Yes, that's a more useful definition of "token" for spec purposes,
once you rise above raw grammar concerns.  (Honestly, I kinda want to
just write an explicit parser a la HTML and have it emit tokens like
that.)


>> From what I can tell, the only way to parse "-2" is as an IDENT, not a
>> NUMBER, and the only way to parse "+2" is as a DELIM and a NUMBER.
>>
>> I'm either quite mistaken (in which case I'd appreciate a
>> clarification!) or this is a 2.1 error that's needed fixing forever,
>> and all implementations have just hacked around it.  If the latter,
>> then once we fix it (presumably to put an optional +/- in the
>> definition of the NUMBER token), your #1 will be addressed because
>> it'll be a single token, as will your following comments about signs
>> in<percentage>  (which I've elided for brevity).
>
> As Kenny said, "-2" does not match [-]?{nmstart}{nmchar}* and is not an
> IDENT. It is DELIM and a NUMBER just like "+2".

Yeah, y'all are right.


> Apparently, UAs are expected to somehow find consecutive DELIM and
> {NUMBER,DIMENSION,PERCENTAGE} tokens to handle signed numbers.

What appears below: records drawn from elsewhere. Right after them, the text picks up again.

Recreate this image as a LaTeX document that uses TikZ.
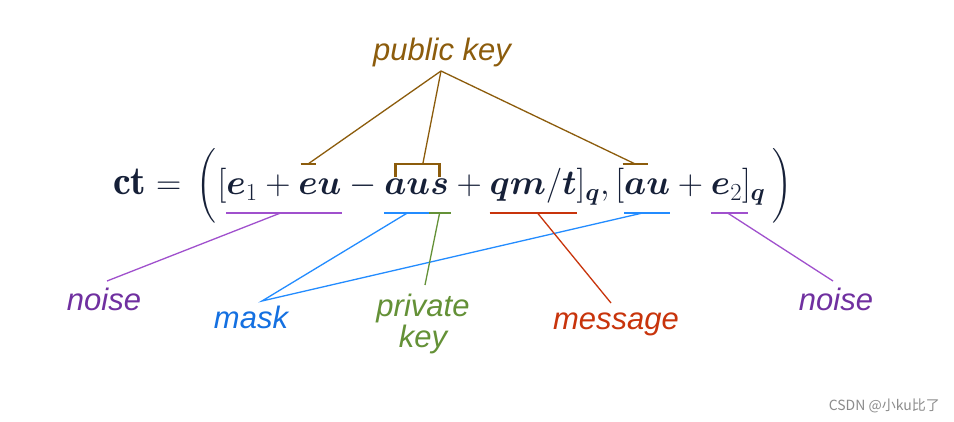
\RequirePackage{fix-cm}
\documentclass[tikz,border=0pt]{standalone}
\usepackage{amsmath,bm}
\usepackage{fontspec}
\usetikzlibrary{calc}
\newfontfamily\labfont{Liberation Sans}
\newfontfamily\cjkfont{Noto Sans CJK SC}
\definecolor{navy}{RGB}{22,32,56}
\definecolor{pkbrown}{RGB}{140,92,12}
\definecolor{noisetxt}{RGB}{112,48,160}
\definecolor{noiseln}{RGB}{160,80,205}
\definecolor{masktxt}{RGB}{20,112,225}
\definecolor{maskln}{RGB}{35,140,255}
\definecolor{privg}{RGB}{100,145,55}
\definecolor{msgred}{RGB}{200,52,12}
\tikzset{
  f/.style={inner sep=0pt, outer sep=0pt, anchor=base west, text=navy,
    font=\fontsize{35}{40}\selectfont},
  lab/.style={inner sep=0pt, anchor=base, font=\labfont\itshape\fontsize{31}{37}\selectfont, align=center},
  thin/.style={line width=1.3pt},
  thick/.style={line width=2.8pt}
}
\begin{document}
\begin{tikzpicture}[x=1pt,y=-1pt]
\useasboundingbox[fill=white] (0,0) rectangle (954,422);
% formula
\node[f] (p0) at (113,195) {{\fontsize{40}{42}\selectfont$\mathbf{ct}$}${}={}\left(\vrule height 42pt depth 24pt width 0pt\right.$};
\node[f] (lb) at (p0.base east) {$[$};
\node[f] (e1) at (lb.base east) {$\bm{e}_1{}+{}$};
\node[f] (eA) at (e1.base east) {$\bm{e}$};
\node[f] (uA) at (eA.base east) {$\bm{u}$};
\node[f] (m1) at (uA.base east) {${}-{}$};
\node[f] (aB) at (m1.base east) {$\bm{a}$};
\node[f] (uB) at (aB.base east) {$\bm{u}$};
\node[f] (sB) at (uB.base east) {$\bm{s}$};
\node[f] (p1) at (sB.base east) {${}+{}$};
\node[f] (qmt) at (p1.base east) {$\bm{q}\bm{m}/\bm{t}$};
\node[f] (mid) at (qmt.base east) {$]_{\bm{q}},[$};
\node[f] (aC) at (mid.base east) {$\bm{a}$};
\node[f] (uC) at (aC.base east) {$\bm{u}$};
\node[f] (p2) at (uC.base east) {${}+{}$};
\node[f] (e2) at (p2.base east) {$\bm{e}_2$};
\node[f] (fin) at (e2.base east) {$]_{\bm{q}}\left.\vrule height 42pt depth 24pt width 0pt\right)$};
% labels
\node[lab, text=pkbrown] (pk) at (442,61) {public key};
\coordinate (pkapex) at (441,71);
\node[lab, text=noisetxt] (n1) at (104,311) {noise};
\node[lab, text=masktxt] (mk) at (251,329) {mask};
\coordinate (mkapex) at (262,301);
\node[lab, text=privg, font=\labfont\itshape\fontsize{31}{31}\selectfont] (pv) at (423,348) {private\\key};
\node[lab, text=msgred] (msg) at (616,330) {message};
\node[lab, text=noisetxt] (n2) at (836,311) {noise};
\node[inner sep=0pt, anchor=base east, text=black!45, font=\cjkfont\fontsize{14}{16}\selectfont] (wm) at (940,410) {CSDN @小ku比了};
% public key brackets
\coordinate (tA) at ([yshift=31pt]eA.base);
\coordinate (tC) at ([yshift=31pt]aC.base);
\coordinate (bl) at ([yshift=31pt]aB.base);
\coordinate (br) at ([yshift=31pt]sB.base);
\draw[pkbrown, thick] ([xshift=-7.5pt]tA) -- ([xshift=7.5pt]tA);
\draw[pkbrown, thick] ([xshift=-12.5pt]tC) -- ([xshift=12.5pt]tC);
\draw[pkbrown, thick, line join=miter] ([yshift=-13pt]bl) -- (bl) -- (br) -- ([yshift=-13pt]br);
\coordinate (bm) at ($(bl)!0.62!(br)$);
\draw[pkbrown, thin] (pkapex) -- (tA);
\draw[pkbrown, thin] (pkapex) -- (bm);
\draw[pkbrown, thin] (pkapex) -- (tC);
% underlines
\coordinate (u1l) at ([yshift=-18pt]e1.base west);
\coordinate (u1r) at ([yshift=-18pt]uA.base east);
\draw[noiseln, thick] (u1l) -- (u1r);
\draw[noiseln, thin] ($(u1l)!0.47!(u1r)$) -- (107,281);
\coordinate (m1l) at ([yshift=-18pt]aB.base west);
\coordinate (m1r) at ([yshift=-18pt]uB.base east);
\draw[maskln, thick] (m1l) -- (m1r);
\coordinate (m2l) at ([yshift=-18pt]aC.base west);
\coordinate (m2r) at ([yshift=-18pt]uC.base east);
\draw[maskln, thick] (m2l) -- (m2r);
\draw[maskln, thin] ($(m1l)!0.5!(m1r)$) -- (mkapex) -- ($(m2l)!0.4!(m2r)$);
\coordinate (sl) at ([yshift=-18pt]sB.base west);
\coordinate (sr) at ([yshift=-18pt]sB.base east);
\draw[privg, thick] ([xshift=-1pt]sl) -- ([xshift=2pt]sr);
\draw[privg, thin] ($(sl)!0.5!(sr)$) -- (425,285);
\coordinate (ql) at ([yshift=-18pt]qmt.base west);
\coordinate (qr) at ([yshift=-18pt]qmt.base east);
\draw[msgred, thick] (ql) -- (qr);
\draw[msgred, thin] ($(ql)!0.55!(qr)$) -- (611,303);
\coordinate (el) at ([yshift=-18pt]e2.base west);
\coordinate (er) at ([yshift=-18pt,xshift=6pt]e2.base east);
\draw[noiseln, thick] (el) -- (er);
\draw[noiseln, thin] ($(el)!0.45!(er)$) -- (833,281);
\end{tikzpicture}
\end{document}
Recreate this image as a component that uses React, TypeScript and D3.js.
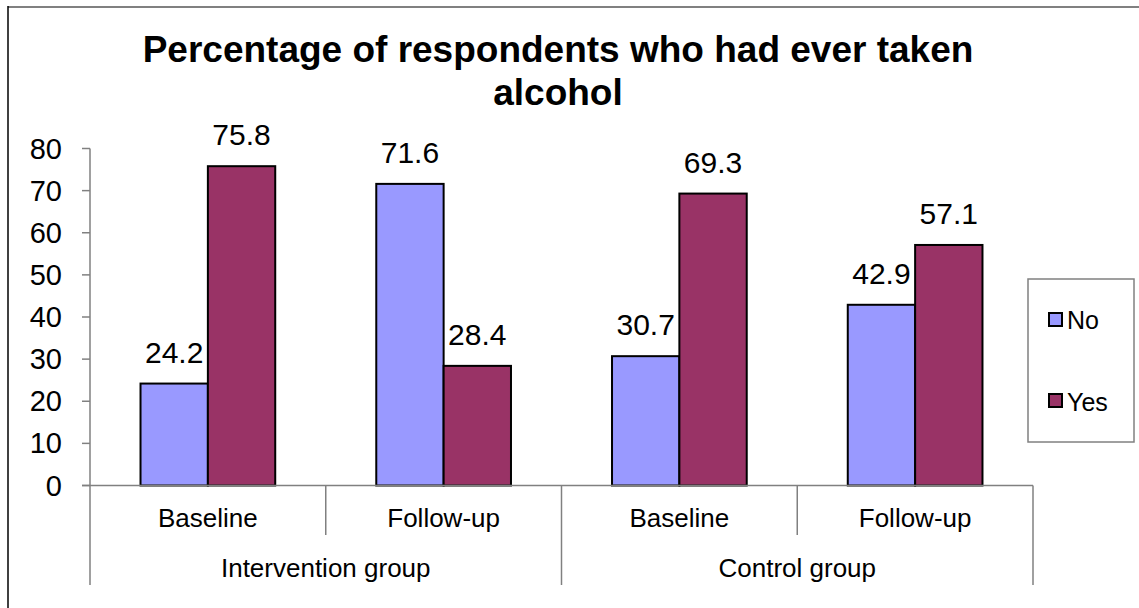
import React from "react";
import * as d3 from "d3";

const subCategories = ["Baseline", "Follow-up", "Baseline", "Follow-up"];
const groups = ["Intervention group", "Control group"];
const seriesNames = ["No", "Yes"];
const noValues = [24.2, 71.6, 30.7, 42.9];
const yesValues = [75.8, 28.4, 69.3, 57.1];
const yTicks = [0, 10, 20, 30, 40, 50, 60, 70, 80];
const colors = ["#9999FF", "#993366"];
const titleLines = ["Percentage of respondents who had ever taken", "alcohol"];

const FONT = "'Liberation Sans', Arial, sans-serif";

export default function App() {
  const W = 1139;
  const H = 608;
  const left = 90;
  const right = 1033;
  const yBottom = 485.5;
  const yTop = 148.5;

  const x0 = d3.scaleBand<number>().domain(d3.range(subCategories.length)).range([left, right]);
  const bw = x0.bandwidth();
  const barW = bw / 3.5;
  const x1 = d3
    .scaleBand<string>()
    .domain(seriesNames)
    .range([(bw - 2 * barW) / 2, (bw + 2 * barW) / 2]);
  const y = d3.scaleLinear().domain([0, 80]).range([yBottom, yTop]);

  const values = [noValues, yesValues];
  const axisColor = "#808080";

  return (
    <svg
      width={W}
      height={H}
      style={{ position: "absolute", left: 0, top: 0, display: "block" }}
      fontFamily={FONT}
    >
      <rect x={0} y={0} width={W} height={H} fill="#fff" />
      {/* outer frame */}
      <line x1={8} y1={7} x2={W} y2={7} stroke={axisColor} strokeWidth={2} />
      <line x1={8} y1={6} x2={8} y2={H} stroke="#000" strokeWidth={1.5} />

      {/* title */}
      {titleLines.map((t, i) => (
        <text
          key={i}
          x={558}
          y={62 + i * 43}
          textAnchor="middle"
          fontSize={37}
          fontWeight="bold"
          fill="#000"
        >
          {t}
        </text>
      ))}

      {/* y axis */}
      <line x1={left} y1={yTop} x2={left} y2={yBottom} stroke={axisColor} strokeWidth={1.5} />
      {yTicks.map((t) => (
        <g key={t}>
          <line x1={82} x2={left} y1={y(t)} y2={y(t)} stroke={axisColor} strokeWidth={1.5} />
          <text x={62} y={y(t) + 10} textAnchor="end" fontSize={29} fill="#000">
            {t}
          </text>
        </g>
      ))}

      {/* bars */}
      {subCategories.map((c, i) =>
        seriesNames.map((s, j) => {
          const v = values[j][i];
          const bx = (x0(i) as number) + (x1(s) as number);
          return (
            <g key={`${i}-${j}`}>
              <rect
                x={bx}
                y={y(v)}
                width={barW}
                height={y(0) - y(v)}
                fill={colors[j]}
                stroke="#000"
                strokeWidth={2}
              />
              <text
                x={bx + barW / 2}
                y={y(v) - 21}
                textAnchor="middle"
                fontSize={30}
                fill="#000"
              >
                {v.toFixed(1)}
              </text>
            </g>
          );
        })
      )}

      {/* x axis */}
      <line x1={82} x2={right} y1={yBottom} y2={yBottom} stroke={axisColor} strokeWidth={1.5} />
      {subCategories.map((c, i) => (
        <text
          key={i}
          x={(x0(i) as number) + bw / 2}
          y={527}
          textAnchor="middle"
          fontSize={26}
          fill="#000"
        >
          {c}
        </text>
      ))}
      {d3.range(subCategories.length + 1).map((i) => {
        const xx = i < subCategories.length ? (x0(i) as number) : right;
        const long = i % 2 === 0;
        return (
          <line
            key={i}
            x1={xx}
            x2={xx}
            y1={yBottom}
            y2={long ? 585 : 535}
            stroke={axisColor}
            strokeWidth={1.5}
          />
        );
      })}
      {groups.map((g, k) => (
        <text
          key={g}
          x={(x0(k * 2) as number) + bw}
          y={577}
          textAnchor="middle"
          fontSize={26}
          fill="#000"
        >
          {g}
        </text>
      ))}

      {/* legend */}
      <rect x={1028} y={279} width={106} height={163} fill="#fff" stroke={axisColor} strokeWidth={1.5} />
      {seriesNames.map((s, j) => (
        <g key={s}>
          <rect
            x={1049}
            y={313 + j * 81}
            width={13}
            height={13}
            fill={colors[j]}
            stroke="#000"
            strokeWidth={2}
          />
          <text x={1067} y={329 + j * 82} fontSize={25} fill="#000">
            {s}
          </text>
        </g>
      ))}
    </svg>
  );
}
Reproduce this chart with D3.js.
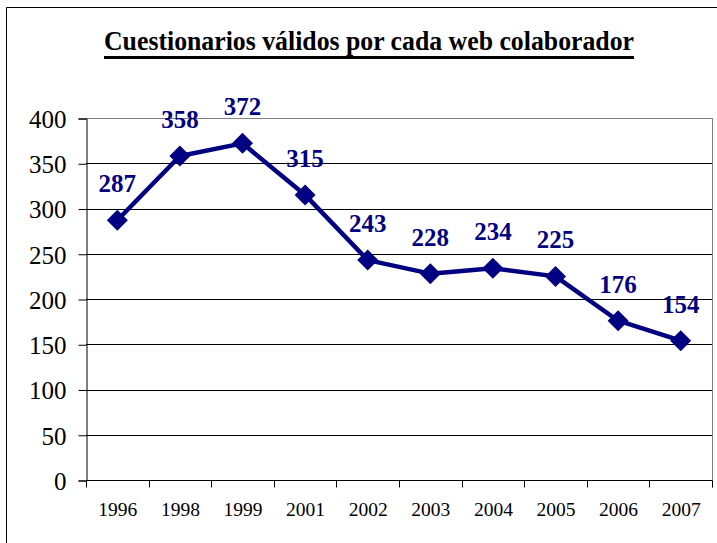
<!DOCTYPE html>
<html><head><meta charset="utf-8">
<script src="https://cdn.jsdelivr.net/npm/d3@7"></script>
<style>body{margin:0;background:#fff}svg{display:block}</style>
</head><body>
<svg id="c" width="717" height="543"></svg>
<script>
const categories = ["1996","1998","1999","2001","2002","2003","2004","2005","2006","2007"];
const values = [287,358,372,315,243,228,234,225,176,154];
const yTicks = [0,50,100,150,200,250,300,350,400];
const title = "Cuestionarios válidos por cada web colaborador";

const svg = d3.select("#c");
const serif = "Liberation Serif, Times New Roman, serif";
const navy = "#000080";
const L = 86, R = 712, T = 118, B = 480;

// outer frame (only top and left edges visible)
svg.append("path").attr("d","M6.5,543V7.5H717").attr("fill","none").attr("stroke","#000").attr("stroke-width",1);

const x = d3.scaleBand().domain(categories).range([L,R]).padding(0);
const y = d3.scaleLinear().domain([0,400]).range([B,T]);

// gridlines
svg.append("g").selectAll("line").data(yTicks.filter(d=>d>0)).join("line")
  .attr("x1",L).attr("x2",R).attr("y1",d=>Math.round(y(d))+0.5).attr("y2",d=>Math.round(y(d))+0.5)
  .attr("stroke",d=>d===400?"#808080":"#000").attr("stroke-width",1);
// right border
svg.append("line").attr("x1",R+0.5).attr("x2",R+0.5).attr("y1",T).attr("y2",B).attr("stroke","#808080");

// y axis
const ya = svg.append("g").attr("transform",`translate(${L+0.5},0.5)`)
  .call(d3.axisLeft(y).tickValues(yTicks).tickSize(8).tickPadding(12));
ya.select(".domain").attr("stroke","#000");
ya.selectAll("text").attr("font-family",serif).attr("font-size",25).attr("fill","#000").attr("dy","0.35em");

// x axis
const xa = svg.append("g").attr("transform",`translate(0.5,${B+0.5})`)
  .call(d3.axisBottom(x).tickSize(0).tickPadding(22));
xa.select(".domain").attr("stroke","#000").attr("d",`M${L},0H${R}`);
xa.selectAll("text").attr("font-family",serif).attr("font-size",19.5).attr("fill","#000");
// boundary ticks
xa.append("g").selectAll("line").data(d3.range(categories.length+1)).join("line")
  .attr("x1",i=>Math.round(L + i*x.step())).attr("x2",i=>Math.round(L + i*x.step()))
  .attr("y1",0).attr("y2",7).attr("stroke","#000");

// line
const cx = d => x(d) + x.bandwidth()/2;
svg.append("path").datum(values)
  .attr("d", d3.line().x((d,i)=>cx(categories[i])).y(d=>y(d)))
  .attr("fill","none").attr("stroke",navy).attr("stroke-width",4.5).attr("stroke-linejoin","round");

// markers
svg.append("g").selectAll("path").data(values).join("path")
  .attr("transform",(d,i)=>`translate(${cx(categories[i])},${y(d)})`)
  .attr("d","M0,-10.5L10.5,0L0,10.5L-10.5,0Z").attr("fill",navy);

// labels
svg.append("g").selectAll("text").data(values).join("text")
  .attr("x",(d,i)=>cx(categories[i])).attr("y",d=>y(d)-28)
  .attr("text-anchor","middle").attr("font-family",serif).attr("font-weight","bold")
  .attr("font-size",25).attr("fill",navy).text(d=>d);

// title
svg.append("text").attr("x",104).attr("y",50)
  .attr("font-family",serif).attr("font-weight","bold").attr("font-size",27).attr("fill","#000")
  .attr("textLength",530).attr("lengthAdjust","spacingAndGlyphs")
  .text(title);
svg.append("rect").attr("x",104).attr("y",56).attr("width",530).attr("height",3).attr("fill","#000");
</script>
</body></html>
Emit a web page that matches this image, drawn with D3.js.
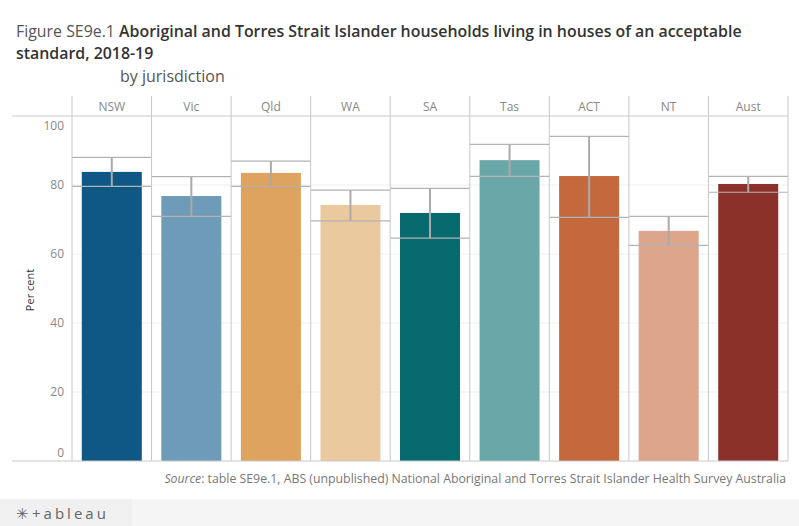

The situation
> is not as bad as if "-2" was an IDENT, but I still think that the core
> grammar should be changed to include the optional sign in the {num} macro.
> This would make many details much easier to deal with, and the only
> effective change would be that "+/**/100px" would not be valid anymore. But
> does any web page rely on that?

If they do, they deserve any pain we cause them.  I agree that the
sign should be part of the NUM token.